Interpretato in questo modo l’istituto i casi di intervento adesivo si riducono alle ipotesi in cui la sentenza opererebbe con efficacia di cosa giudicata nei confronti del terzo titolare del rapporto dipendente.

Disciplina delle preclusioni con riguardo l’intervento
L’intervento volontario del terzo è disciplinato dall’art. 268 c.p.c. che ammette che l’intervento possa essere fatto fino alla precisazione delle conclusioni.
Prima dell’entrata in vigore della L. 353/’90 (nel ’95) la disciplina era analoga: si faceva riferimento all’intervento fino alla rimessione della causa al collegio. Quando è stata introdotto la figura del tribunale in composizione monocratica, allora si è fatto riferimento non più alla rimessione della causa al collegio ma all’udienza di precisazione delle conclusioni (il che è la stessa cosa perché non appena le parti hanno precisato le conclusioni il giudice rimette la causa a decisione).

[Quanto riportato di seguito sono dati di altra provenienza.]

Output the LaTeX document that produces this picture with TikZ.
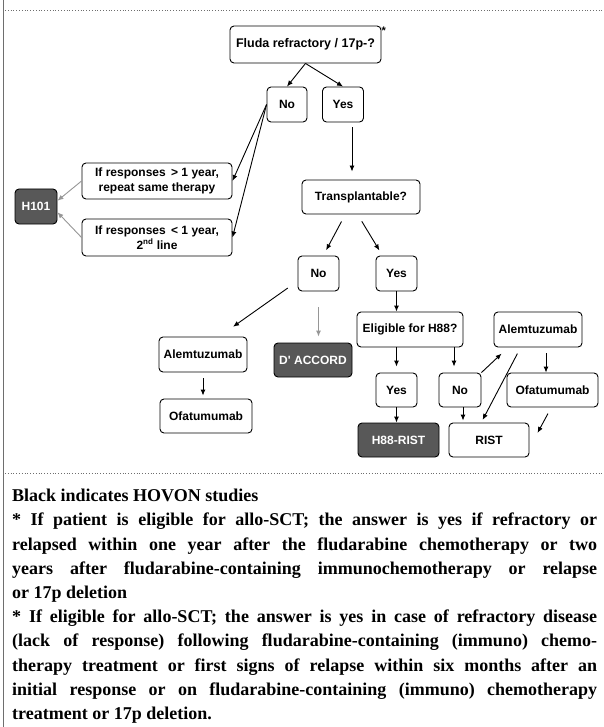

Per quanto riguarda i poteri delle parti si prevedeva che non potessero essere esercitati poteri processuali che non potevano più essere esercitati dalla parti. Questa disciplina è rimasta identica (anche oggi l’art. 268 c.p.c. afferma che chi interviene non può esercitare poteri processuali che non spettino ad alcuna delle parti).

È cambiato il sistema delle preclusioni: prima della L. 353/’90 non esistevano preclusioni per i poteri delle parti (potevano allegare fatti, dedurre mezzi di prova e chiedere l’ammissione di mezzi di prova fino alla rimessione della causa al collegio). Il legislatore ha fatto una scelta a sfavore dell’intervento volontario, c’è addirittura chi ha parlato di abrogazione tacita dell’intervento volontario. Però appaiono meritevoli di approvazione quelle interpretazioni secondo cui se si ammette un soggetto ad effettuare l’intervento bisogna anche riconoscergli i poteri necessari a far valere le ragioni che lo hanno convinto a dedurre quel diritto.